[start Recorded information]
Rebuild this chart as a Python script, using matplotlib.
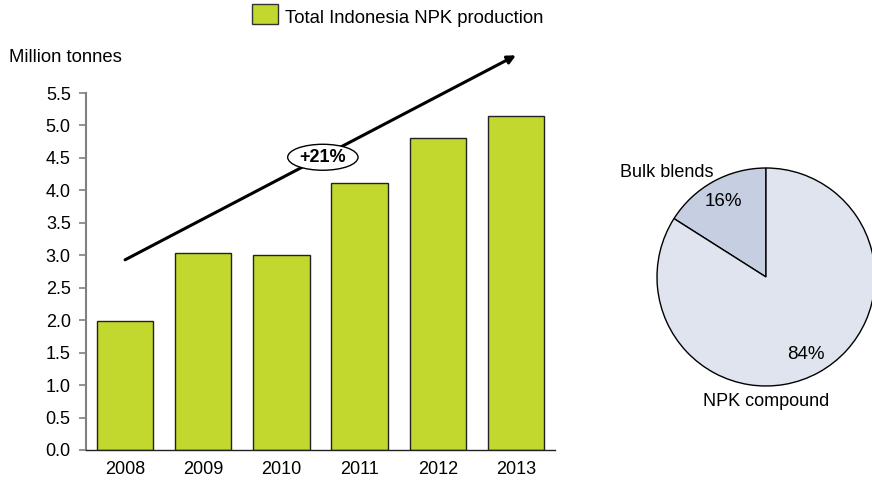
import matplotlib
matplotlib.use("Agg")
import matplotlib.pyplot as plt
from matplotlib.patches import Ellipse, Rectangle, FancyArrowPatch

plt.rcParams['font.family'] = ['Liberation Sans', 'DejaVu Sans']

years = ["2008", "2009", "2010", "2011", "2012", "2013"]
production = [1.98, 3.03, 3.00, 4.11, 4.80, 5.14]
yticks = [0.0, 0.5, 1.0, 1.5, 2.0, 2.5, 3.0, 3.5, 4.0, 4.5, 5.0, 5.5]
pie_labels = ["Bulk blends", "NPK compound"]
pie_shares = [16, 84]
growth_label = "+21%"
legend_label = "Total Indonesia NPK production"
unit_label = "Million tonnes"

bar_color = "#c3d82e"
pie_colors = ["#c5cfe1", "#dfe4ef"]
FS = 13

W, H = 872, 491
fig = plt.figure(figsize=(W / 100, H / 100), dpi=100)

# Bar chart axes
ax = fig.add_axes([86 / W, 1 - 450 / H, (555 - 86) / W, (450 - 93) / H])
x = list(range(len(years)))
ax.bar(x, production, width=0.72, color=bar_color, edgecolor="#222222", linewidth=1.0, zorder=2)
ax.set_xlim(-0.5, 5.5)
ax.set_ylim(0, 5.5)
ax.set_yticks(yticks)
ax.set_yticklabels([f"{v:.1f}" for v in yticks], fontsize=FS)
ax.set_xticks(x)
ax.set_xticklabels(years, fontsize=FS)
for s in ["top", "right"]:
    ax.spines[s].set_visible(False)
ax.spines["left"].set_color("#808080")
ax.spines["left"].set_linewidth(1.5)
ax.spines["bottom"].set_color("#222222")
ax.spines["bottom"].set_linewidth(1.0)
ax.tick_params(axis="y", direction="out", length=5, color="#808080", width=1.2, pad=6)
ax.tick_params(axis="x", length=0, pad=8)
fig.text(9 / W, 1 - 57 / H, unit_label, fontsize=FS + 0.3, ha="left", va="center")

# Growth arrow
arr = FancyArrowPatch((0.0, 2.93), (5.0, 6.08), arrowstyle="-|>", mutation_scale=12,
                      color="black", linewidth=2.2, clip_on=False, zorder=3,
                      shrinkA=0, shrinkB=0)
ax.add_patch(arr)
ell = Ellipse((2.53, 4.51), 0.9, 0.40, facecolor="white", edgecolor="black",
              linewidth=1.0, zorder=4, clip_on=False)
ax.add_patch(ell)
ax.text(2.53, 4.51, growth_label, fontsize=FS, fontweight="bold", ha="center",
        va="center", zorder=5)

# Legend
fig.patches.append(Rectangle((252 / W, 1 - 24 / H), 26 / W, 20 / H, transform=fig.transFigure,
                             facecolor=bar_color, edgecolor="#333333", linewidth=1.0))
fig.text(285 / W, 1 - 23.3 / H, legend_label, fontsize=13.3, ha="left", va="baseline")

# Pie
r = 109
pax = fig.add_axes([(766 - r) / W, 1 - (277 + r) / H, 2 * r / W, 2 * r / H])
pax.pie(pie_shares, colors=pie_colors, startangle=90, counterclock=True,
        wedgeprops=dict(edgecolor="black", linewidth=1.0))
pax.set_xlim(-1, 1)
pax.set_ylim(-1, 1)
pax.set_aspect("equal")
pax.text(-0.39, 0.69, f"{pie_shares[0]}%", fontsize=13.5, ha="center", va="center")
pax.text(0.37, -0.71, f"{pie_shares[1]}%", fontsize=13.5, ha="center", va="center")
pax.text(-0.91, 0.96, pie_labels[0], fontsize=FS, ha="center", va="center", clip_on=False)
pax.text(0.0, -1.14, pie_labels[1], fontsize=FS, ha="center", va="center", clip_on=False)

fig.savefig("out.png", dpi=100)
[end Recorded information]
== Problem statement ==
Leave out the pictures, then repeat the listing above exactly from its first line to the line with "plt.rcParams['font.family'] = ['Liberation", inclusive.

== Solution for this problem ==
Rebuild this chart as a Python script, using matplotlib.
import matplotlib
matplotlib.use("Agg")
import matplotlib.pyplot as plt
from matplotlib.patches import Ellipse, Rectangle, FancyArrowPatch

plt.rcParams['font.family'] = ['Liberation Sans', 'DejaVu Sans']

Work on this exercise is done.